For binary data, the external representation is treated as a Byte array,
and an instantiation of Decimal_IO produces a package that declares the
needed conversion functions. A parameter to the conversion function indicates
the desired interpretation of the data (e.g., high- versus low-order
byte first).
Implementation Requirements
92
An implementation shall support pragma Convention
with a COBOL
convention_
identifier
for a COBOL-eligible type (see
B.1).
92.a
Ramification: An implementation
supporting this package shall ensure that if the bounds of a Packed_Decimal,
Alphanumeric, or Numeric variable are static, then the representation
of the object comprises solely the array components (that is, there is
no implicit run-time ``descriptor'' that is part of the object).

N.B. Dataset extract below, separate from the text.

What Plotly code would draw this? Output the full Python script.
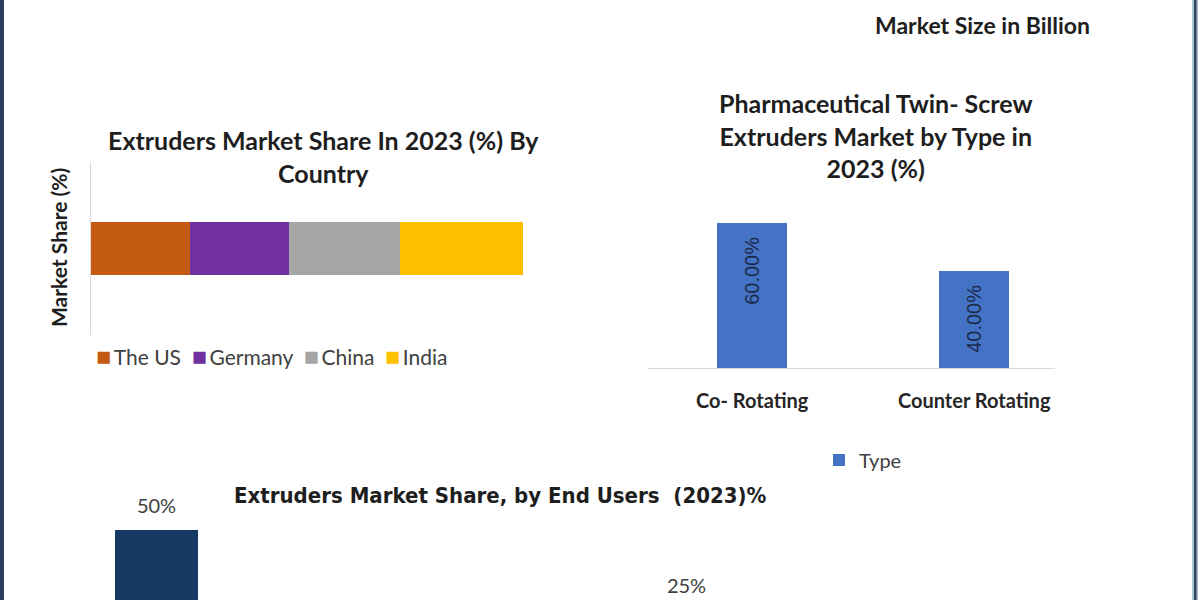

Implementation Permissions
93
An implementation may provide additional constants
of the private types Display_Format, Binary_Format, or Packed_Format.
93.a
Reason: This is to allow
exploitation of other external formats that may be available in the COBOL
implementation.
94
An implementation may provide further floating
point and integer types in Interfaces.COBOL to match additional native
COBOL types, and may also supply corresponding conversion functions in
the generic package Decimal_Conversions.
Implementation Advice
95
An Ada implementation should support the following
interface correspondences between Ada and COBOL.
96
- An Ada access T parameter is
passed as a ``BY REFERENCE'' data item of the COBOL type corresponding
to T.
97
- An Ada in scalar parameter
is passed as a ``BY CONTENT'' data item of the corresponding COBOL type.
98
- Any other Ada parameter is passed
as a ``BY REFERENCE'' data item of the COBOL type corresponding to the
Ada parameter type; for scalars, a local copy is used if necessary to
ensure by-copy semantics.
99
15 An implementation is
not required to support pragma Convention for access types, nor is it
required to support pragma Import, Export or Convention for functions.
99.a
Reason: COBOL does not
have a pointer facility, and a COBOL program does not return a value.
100
16 If an Ada subprogram
is exported to COBOL, then a call from COBOL call may specify either
``BY CONTENT'' or ``BY REFERENCE''.
Examples
101
Examples of
Interfaces.COBOL:
102
with Interfaces.COBOL;
procedure Test_Call is
103
-- Calling a foreign COBOL program
-- Assume that a COBOL program PROG has the following declaration
-- in its LINKAGE section:
-- 01 Parameter-Area
-- 05 NAME PIC X(20).
-- 05 SSN PIC X(9).
-- 05 SALARY PIC 99999V99 USAGE COMP.
-- The effect of PROG is to update SALARY based on some algorithm
104
package COBOL renames Interfaces.COBOL;
105
type Salary_Type is delta 0.01 digits 7;
106
type COBOL_Record is
record
Name : COBOL.Numeric(1..20);
SSN : COBOL.Numeric(1..9);
Salary : COBOL.Binary; -- Assume Binary = 32 bits
end record;
pragma Convention (COBOL, COBOL_Record);
107
procedure Prog (Item : in out COBOL_Record);
pragma Import (COBOL, Prog, "PROG");
108
package Salary_Conversions is
new COBOL.Decimal_Conversions(Salary_Type);
109
Some_Salary : Salary_Type := 12_345.67;
Some_Record : COBOL_Record :=
(Name => "Johnson, John ",
SSN => "111223333",
Salary => Salary_Conversions.To_Binary(Some_Salary));
110
begin
Prog (Some_Record);
...
end Test_Call;
111
with Interfaces.COBOL;
with COBOL_Sequential_IO; -- Assumed to be supplied by implementation
procedure Test_External_Formats is
112
-- Using data created by a COBOL program
-- Assume that a COBOL program has created a sequential file with
-- the following record structure, and that we need to
-- process the records in an Ada program
-- 01 EMPLOYEE-RECORD
-- 05 NAME PIC X(20).
-- 05 SSN PIC X(9).
-- 05 SALARY PIC 99999V99 USAGE COMP.
-- 05 ADJUST PIC S999V999 SIGN LEADING SEPARATE.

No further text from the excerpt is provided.